## Linear Algebra: A Modern Introduction

$$\overrightarrow{AB} = b - a$$ $$\overrightarrow{BC} = - a$$ $$\overrightarrow{AD} = - 2a$$ $$\overrightarrow{CF} = 2a - 2b$$ $$\overrightarrow{AC} = b - 2a$$ $$\overrightarrow{BC} + \overrightarrow{DE} + \overrightarrow{FA} = \mathbf{0}$$
From the triangle $OAB$, we see that $\overrightarrow{OA} + \overrightarrow{AB} + \overrightarrow{BO} = 0$, so $a + \overrightarrow{AB} - b = 0$. Rearranging, we get $\overrightarrow{AB} = b - a$. Since $OABC$ forms a parallelogram, $\mid \overrightarrow{OA} \mid = \mid \overrightarrow{BC}\mid$, but the vectors are in opposite directions, so $\overrightarrow{BC} = - a$ Going from $A$ to $D$ requires twice the distance of traveling from the origin to $A$, but in the opposite direction.
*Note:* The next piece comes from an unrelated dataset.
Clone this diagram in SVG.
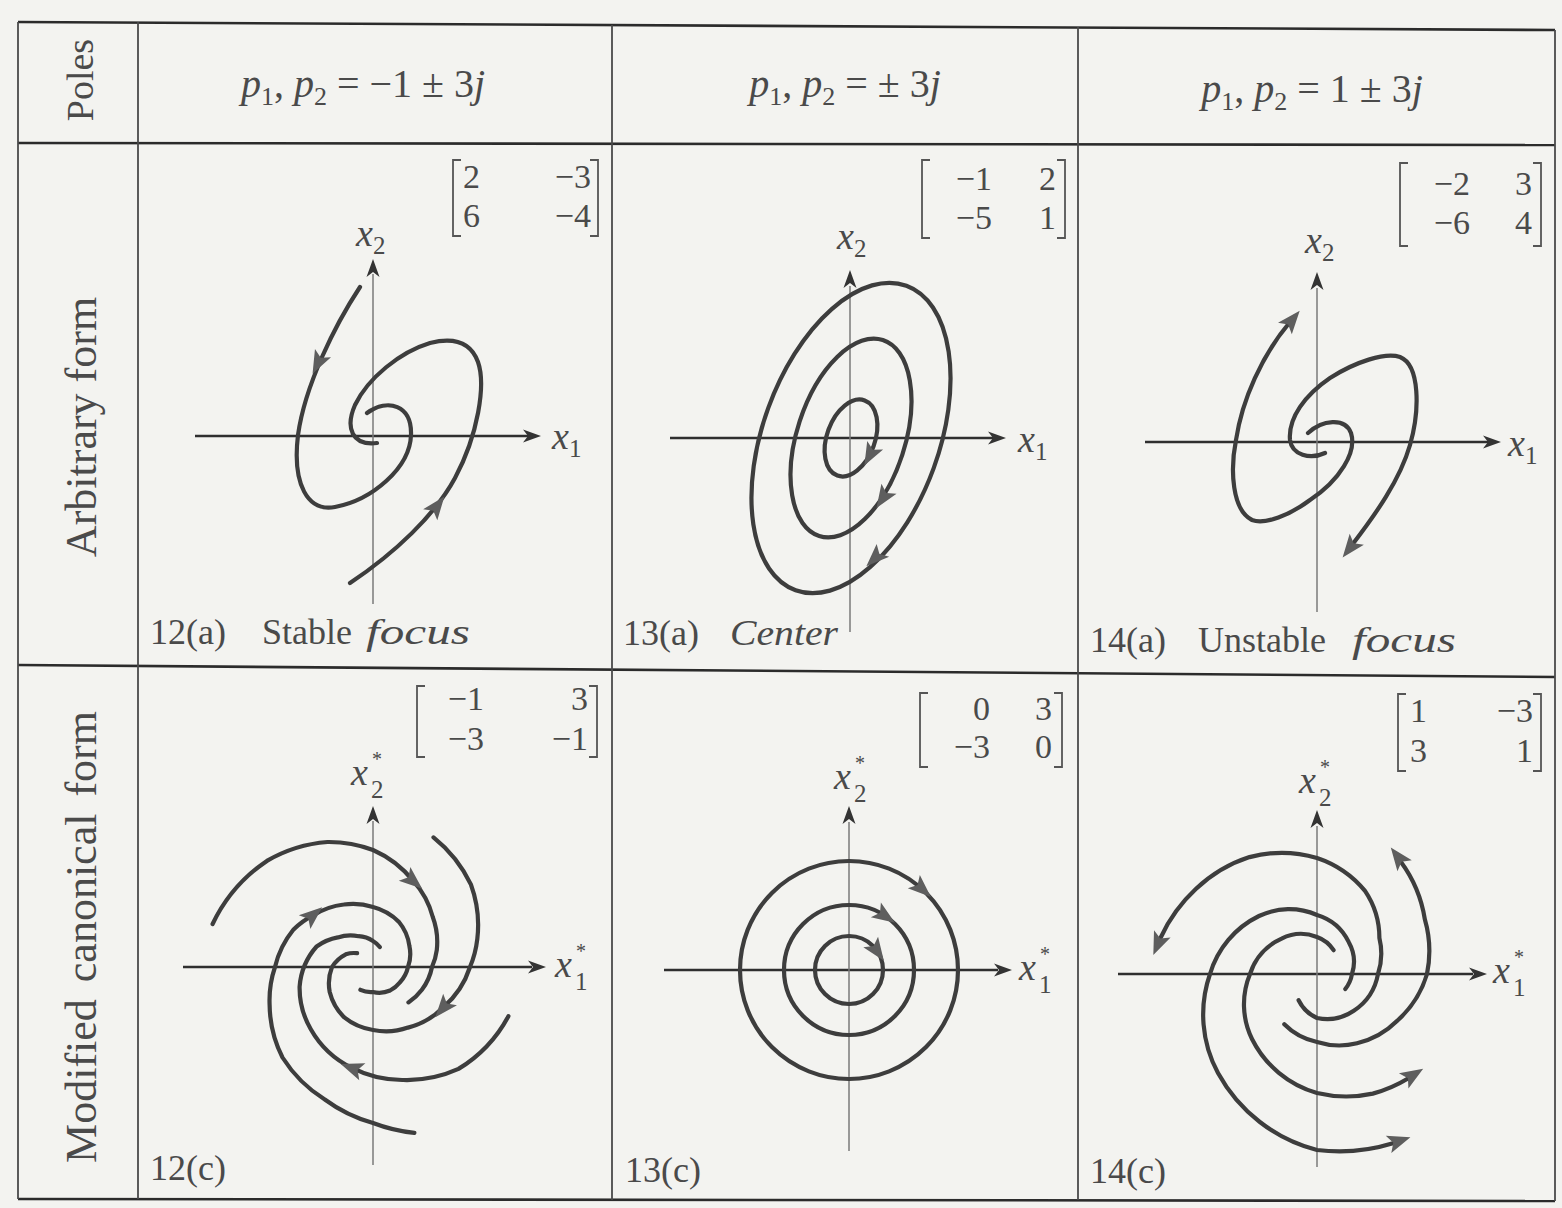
<svg xmlns="http://www.w3.org/2000/svg" xmlns:xlink="http://www.w3.org/1999/xlink" width="1562" height="1208" viewBox="0 0 1562 1208">
<defs>
<style>
.tl{stroke:#2b2b2b;stroke-width:2.6;fill:none}
.vl{stroke:#4a4a4a;stroke-width:1.8;fill:none}
.ax{stroke:#2f2f2f;stroke-width:2.4;fill:none}
.vax{stroke:#7a7a7a;stroke-width:1.5;fill:none}
.cv{stroke:#3d3d3d;stroke-width:4.2;fill:none;stroke-linecap:round}
.br{stroke:#555;stroke-width:1.8;fill:none}
.ah{fill:#5e5e5e}
.axh{fill:#333}
text{font-family:"Liberation Serif","Times New Roman","DejaVu Serif",serif;fill:#4a4a4a}
.it{font-style:italic}
.mx{font-size:34px}
.cap{font-size:36px}
.lab{font-size:38px;font-style:italic}
.sub{font-size:25px;font-style:normal}
.st{font-size:20px;font-style:normal}
</style>
<path id="ah" d="M12,0 L-11,-9 L-6,0 L-11,9 Z"/>
<path id="axh" d="M0,0 L-18,-6.5 L-13,0 L-18,6.5 Z"/>
</defs>
<rect x="0" y="0" width="1562" height="1208" fill="#f3f3f0"/>

<g id="table">
<path class="tl" d="M18,22 L1555,30"/>
<path class="tl" d="M18,143 L1555,145"/>
<path class="tl" d="M18,665 L1555,677"/>
<path class="tl" d="M18,1199 L1555,1201"/>
<path class="vl" d="M18,22 L18,1199"/>
<path class="vl" d="M138,22 L138,1199"/>
<path class="vl" d="M612,25 L612,1200"/>
<path class="vl" d="M1078,27 L1078,1200"/>
<path class="vl" d="M1555,30 L1555,1201"/>
</g>

<g id="row-labels">
<text x="80" y="80" font-size="38" text-anchor="middle" transform="rotate(-90 80 80)" dy="13">Poles</text>
<text x="82" y="427" font-size="44" text-anchor="middle" transform="rotate(-90 82 427)" dy="14">Arbitrary form</text>
<text x="82" y="937" font-size="44" text-anchor="middle" transform="rotate(-90 82 937)" dy="14" word-spacing="6">Modified canonical form</text>
</g>

<g id="poles">
<text x="363" y="97" font-size="40" text-anchor="middle"><tspan class="it">p</tspan><tspan font-size="26" dy="8">1</tspan><tspan dy="-8">, </tspan><tspan class="it">p</tspan><tspan font-size="26" dy="8">2</tspan><tspan dy="-8"> = −1 ± 3</tspan><tspan class="it">j</tspan></text>
<text x="845" y="97" font-size="40" text-anchor="middle"><tspan class="it">p</tspan><tspan font-size="26" dy="8">1</tspan><tspan dy="-8">, </tspan><tspan class="it">p</tspan><tspan font-size="26" dy="8">2</tspan><tspan dy="-8"> = ± 3</tspan><tspan class="it">j</tspan></text>
<text x="1312" y="102" font-size="40" text-anchor="middle"><tspan class="it">p</tspan><tspan font-size="26" dy="8">1</tspan><tspan dy="-8">, </tspan><tspan class="it">p</tspan><tspan font-size="26" dy="8">2</tspan><tspan dy="-8"> = 1 ± 3</tspan><tspan class="it">j</tspan></text>
</g>

<!-- 12(a) -->
<g id="cell-12a">
<path class="br" d="M461,160 L453,160 L453,236 L461,236 M590,160 L598,160 L598,236 L590,236"/>
<text class="mx" x="463" y="188">2</text><text class="mx" x="591" y="188" text-anchor="end">−3</text>
<text class="mx" x="463" y="227">6</text><text class="mx" x="591" y="227" text-anchor="end">−4</text>
<line class="ax" x1="195" y1="436" x2="528" y2="436"/><use href="#axh" class="axh" transform="translate(541,436)"/>
<line class="vax" x1="373" y1="604" x2="373" y2="274"/><use href="#axh" class="axh" transform="translate(373,259) rotate(-90)"/>
<text class="lab" x="552" y="449">x<tspan class="sub" dy="8">1</tspan></text>
<text class="lab" x="356" y="246">x<tspan class="sub" dy="8">2</tspan></text>
<path class="cv" d="M360,287 C335,325 305,385 298,435 C292,485 308,512 335,507 C372,500 410,468 411,435 C412,405 388,398 367,413"/>
<path class="cv" d="M350,583 C395,553 435,515 455,478 C478,435 486,385 478,362 C470,340 450,338 430,343 C400,352 368,378 355,405 C345,428 352,446 377,443"/>
<use href="#ah" class="ah" transform="translate(318,363) rotate(117)"/>
<use href="#ah" class="ah" transform="translate(437,506) rotate(-52)"/>
<text class="cap" x="150" y="644">12(a)</text>
<text class="cap" x="262" y="644">Stable</text>
<text class="cap it" x="366" y="644" textLength="104" lengthAdjust="spacingAndGlyphs">focus</text>
</g>

<!-- 13(a) -->
<g id="cell-13a">
<path class="br" d="M930,160 L922,160 L922,238 L930,238 M1057,160 L1065,160 L1065,238 L1057,238"/>
<text class="mx" x="992" y="190" text-anchor="end">−1</text><text class="mx" x="1056" y="190" text-anchor="end">2</text>
<text class="mx" x="992" y="229" text-anchor="end">−5</text><text class="mx" x="1056" y="229" text-anchor="end">1</text>
<line class="ax" x1="670" y1="438" x2="993" y2="438"/><use href="#axh" class="axh" transform="translate(1006,438)"/>
<line class="vax" x1="850" y1="632" x2="850" y2="286"/><use href="#axh" class="axh" transform="translate(850,270) rotate(-90)"/>
<text class="lab" x="1018" y="452">x<tspan class="sub" dy="8">1</tspan></text>
<text class="lab" x="837" y="249">x<tspan class="sub" dy="8">2</tspan></text>
<ellipse class="cv" cx="851" cy="438" rx="162" ry="88" transform="rotate(-70 851 438)"/>
<ellipse class="cv" cx="851" cy="438" rx="103" ry="54" transform="rotate(-72 851 438)"/>
<ellipse class="cv" cx="851" cy="438" rx="40" ry="24" transform="rotate(-70 851 438)"/>
<use href="#ah" class="ah" transform="translate(870,455) rotate(118)"/>
<use href="#ah" class="ah" transform="translate(883,498) rotate(123)"/>
<use href="#ah" class="ah" transform="translate(875,558) rotate(136)"/>
<text class="cap" x="623" y="645">13(a)</text>
<text class="cap it" x="730" y="645" textLength="108" lengthAdjust="spacingAndGlyphs">Center</text>
</g>

<!-- 14(a) -->
<g id="cell-14a">
<path class="br" d="M1408,163 L1400,163 L1400,246 L1408,246 M1533,163 L1541,163 L1541,246 L1533,246"/>
<text class="mx" x="1470" y="195" text-anchor="end">−2</text><text class="mx" x="1532" y="195" text-anchor="end">3</text>
<text class="mx" x="1470" y="234" text-anchor="end">−6</text><text class="mx" x="1532" y="234" text-anchor="end">4</text>
<line class="ax" x1="1145" y1="442" x2="1488" y2="442"/><use href="#axh" class="axh" transform="translate(1501,442)"/>
<line class="vax" x1="1317" y1="612" x2="1317" y2="288"/><use href="#axh" class="axh" transform="translate(1317,272) rotate(-90)"/>
<text class="lab" x="1508" y="456">x<tspan class="sub" dy="8">1</tspan></text>
<text class="lab" x="1305" y="253">x<tspan class="sub" dy="8">2</tspan></text>
<path class="cv" d="M1308,433 C1322,420 1345,417 1351,433 C1357,452 1340,480 1310,500 C1290,515 1265,525 1252,520 C1232,510 1230,470 1236,440 C1242,400 1262,355 1290,322"/>
<path class="cv" d="M1325,453 C1310,460 1292,455 1290,440 C1288,418 1305,395 1330,378 C1355,362 1385,352 1400,357 C1420,365 1420,410 1410,445 C1400,480 1375,515 1352,545"/>
<use href="#ah" class="ah" transform="translate(1292,320) rotate(-50)"/>
<use href="#ah" class="ah" transform="translate(1350,548) rotate(128)"/>
<text class="cap" x="1090" y="652">14(a)</text>
<text class="cap" x="1198" y="652">Unstable</text>
<text class="cap it" x="1352" y="652" textLength="104" lengthAdjust="spacingAndGlyphs">focus</text>
</g>

<!-- 12(c) -->
<g id="cell-12c">
<path class="br" d="M425,686 L417,686 L417,757 L425,757 M589,686 L597,686 L597,757 L589,757"/>
<text class="mx" x="484" y="710" text-anchor="end">−1</text><text class="mx" x="588" y="710" text-anchor="end">3</text>
<text class="mx" x="484" y="750" text-anchor="end">−3</text><text class="mx" x="588" y="750" text-anchor="end">−1</text>
<line class="ax" x1="183" y1="967" x2="532" y2="967"/><use href="#axh" class="axh" transform="translate(546,967)"/>
<line class="vax" x1="373" y1="1165" x2="373" y2="821"/><use href="#axh" class="axh" transform="translate(373,806) rotate(-90)"/>
<text class="lab" x="555" y="977">x</text><text class="st" x="576" y="958">*</text><text class="sub" x="575" y="990">1</text>
<text class="lab" x="351" y="785">x</text><text class="st" x="372" y="766">*</text><text class="sub" x="371" y="798">2</text>
<path class="cv" d="M212.6,924 A158,158 0 0 1 266.9,860.9 A141,141 0 0 1 327.5,842 A125,125 0 0 1 373,850 A106,106 0 0 1 413.2,880.9 A86,86 0 0 1 432.7,916.8 A72,72 0 0 1 436.8,949.9 A62,62 0 0 1 432,967 A56,56 0 0 1 421.9,989.8 A52,52 0 0 1 408.4,1002.4"/>
<path class="cv" d="M433.5,837.4 A135,135 0 0 1 471,884.7 A118,118 0 0 1 477.3,939 A102,102 0 0 1 470,967 A89,89 0 0 1 443.1,1007.5 A75,75 0 0 1 408,1027.6 A66,66 0 0 1 373,1030 A60,60 0 0 1 344,1017.2 A54,54 0 0 1 329.7,992 A45,45 0 0 1 332,967 A35,35 0 0 1 345.8,954.3 A25,25 0 0 1 357.1,953.2"/>
<path class="cv" d="M508.4,1016.2 A138,138 0 0 1 458.5,1068.9 A125,125 0 0 1 403.3,1080 A110,110 0 0 1 351.6,1067.7 A95,95 0 0 1 310.8,1029.2 A82,82 0 0 1 299.6,986.7 A68,68 0 0 1 316.6,946.5 A53,53 0 0 1 337.8,937.4 A40,40 0 0 1 358.6,936.2 A30,30 0 0 1 373,941 A23,23 0 0 1 379.8,947.1"/>
<path class="cv" d="M414.4,1132.9 A163,163 0 0 1 373,1123 A148,148 0 0 1 324.8,1099.5 A134,134 0 0 1 282.5,1057.5 A119,119 0 0 1 269.6,1004.6 A104,104 0 0 1 275,967 A93,93 0 0 1 293.3,929.8 A83,83 0 0 1 313.4,915.2 A74,74 0 0 1 343.8,904.5 A64,64 0 0 1 373,907 A56,56 0 0 1 399,922 A47,47 0 0 1 409.4,946 A38,38 0 0 1 408,967 A33,33 0 0 1 399.8,982.5 A30,30 0 0 1 390.1,990.5 A27,27 0 0 1 373,992 A25,25 0 0 1 360.4,989.8"/>
<use href="#ah" class="ah" transform="translate(413,881) rotate(40)"/>
<use href="#ah" class="ah" transform="translate(443,1008) rotate(130)"/>
<use href="#ah" class="ah" transform="translate(352,1068) rotate(200)"/>
<use href="#ah" class="ah" transform="translate(313,915) rotate(-40)"/>
<text class="cap" x="150" y="1180">12(c)</text>
</g>

<!-- 13(c) -->
<g id="cell-13c">
<path class="br" d="M928,693 L920,693 L920,767 L928,767 M1054,693 L1062,693 L1062,767 L1054,767"/>
<text class="mx" x="990" y="720" text-anchor="end">0</text><text class="mx" x="1052" y="720" text-anchor="end">3</text>
<text class="mx" x="990" y="758" text-anchor="end">−3</text><text class="mx" x="1052" y="758" text-anchor="end">0</text>
<line class="ax" x1="664" y1="970" x2="998" y2="970"/><use href="#axh" class="axh" transform="translate(1012,970)"/>
<line class="vax" x1="849" y1="1151" x2="849" y2="822"/><use href="#axh" class="axh" transform="translate(849,806) rotate(-90)"/>
<text class="lab" x="1019" y="980">x</text><text class="st" x="1040" y="961">*</text><text class="sub" x="1039" y="993">1</text>
<text class="lab" x="834" y="789">x</text><text class="st" x="855" y="770">*</text><text class="sub" x="854" y="802">2</text>
<circle class="cv" cx="849" cy="970" r="109" stroke="#2e2e2e" stroke-width="3.6"/>
<circle class="cv" cx="849" cy="970" r="65" stroke="#2e2e2e" stroke-width="3.6"/>
<circle class="cv" cx="849" cy="970" r="34" stroke="#2e2e2e" stroke-width="3.6"/>
<use href="#ah" class="ah" transform="translate(922,889) rotate(42)"/>
<use href="#ah" class="ah" transform="translate(885,916) rotate(34)"/>
<use href="#ah" class="ah" transform="translate(877,951) rotate(55)"/>
<text class="cap" x="625" y="1182">13(c)</text>
</g>

<!-- 14(c) -->
<g id="cell-14c">
<path class="br" d="M1406,694 L1398,694 L1398,771 L1406,771 M1533,694 L1541,694 L1541,771 L1533,771"/>
<text class="mx" x="1410" y="722">1</text><text class="mx" x="1533" y="722" text-anchor="end">−3</text>
<text class="mx" x="1410" y="762">3</text><text class="mx" x="1533" y="762" text-anchor="end">1</text>
<line class="ax" x1="1118" y1="974" x2="1473" y2="974"/><use href="#axh" class="axh" transform="translate(1487,974)"/>
<line class="vax" x1="1317" y1="1167" x2="1317" y2="826"/><use href="#axh" class="axh" transform="translate(1317,810) rotate(-90)"/>
<text class="lab" x="1493" y="983">x</text><text class="st" x="1514" y="964">*</text><text class="sub" x="1513" y="996">1</text>
<text class="lab" x="1299" y="793">x</text><text class="st" x="1320" y="774">*</text><text class="sub" x="1319" y="806">2</text>
<path class="cv" d="M1298.6,1000.2 A38,38 0 0 0 1317,1018 A48,48 0 0 0 1353.8,1010.8 A56,56 0 0 0 1378,974 A66,66 0 0 0 1379.4,938 A84,84 0 0 0 1365,890.9 A106,106 0 0 0 1317,858 A125,125 0 0 0 1249.5,857.1 A141,141 0 0 0 1195.8,889.1 A154,154 0 0 0 1161,937"/>
<path class="cv" d="M1284.3,1024.3 A64,64 0 0 0 1317,1042 A74,74 0 0 0 1357,1043.3 A86,86 0 0 0 1397.5,1020.5 A101,101 0 0 0 1427,974 A115,115 0 0 0 1424.8,919.1 A131,131 0 0 0 1401,862"/>
<path class="cv" d="M1333.6,950.2 A33,33 0 0 0 1317,937 A43,43 0 0 0 1281.6,938.6 A58,58 0 0 0 1250,974 A79,79 0 0 0 1252,1039 A105,105 0 0 0 1317,1093 A125,125 0 0 0 1372.8,1093.6 A135,135 0 0 0 1408,1078.5"/>
<path class="cv" d="M1345.3,989 A33,33 0 0 0 1352,974 A40,40 0 0 0 1348.8,942.2 A52,52 0 0 0 1317,915 A70,70 0 0 0 1259,916 A94,94 0 0 0 1210,974 A123,123 0 0 0 1218,1073 A158,158 0 0 0 1317,1150 A181,181 0 0 0 1393,1143.3"/>
<use href="#ah" class="ah" transform="translate(1158,944) rotate(113)"/>
<use href="#ah" class="ah" transform="translate(1398,857) rotate(233)"/>
<use href="#ah" class="ah" transform="translate(1413,1075) rotate(-32)"/>
<use href="#ah" class="ah" transform="translate(1399,1141) rotate(-18)"/>
<text class="cap" x="1090" y="1183">14(c)</text>
</g>
</svg>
Thus, $\overrightarrow{AD} = - 2a$. Since $OBC$ forms a triangle, it follows that $\overrightarrow{CO} = -\overrightarrow{OB}-\overrightarrow{BC} = -b - (-a) = a -b$. Since $\overrightarrow{CF} = 2\overrightarrow{CO}$, $\overrightarrow{CF} = 2a - 2b$. Since $\overrightarrow{AC} = \overrightarrow{AB} + \overrightarrow{BC}$ by the Head-to-Tail Rule, $\overrightarrow{AC} = (b-a) + (-a) = b - 2a$ Let $z = \overrightarrow{BC} + \overrightarrow{DE} + \overrightarrow{FA}$. Because $\overrightarrow{BC}$ has no $y$ component (it's horizontal), and the $y$ components of $\overrightarrow{DE}$ and $\overrightarrow{FA}$ are exactly opposite, the $y$ component of $z$ is $0$. The $x$ component of $\overrightarrow{BC}$ is equal and opposite the $x$ component of $\overrightarrow{DE} + \overrightarrow{FA}$, so the $x$ component of $z$ is $0$. Thus, $\overrightarrow{BC} + \overrightarrow{DE} + \overrightarrow{FA} = \mathbf{0}$.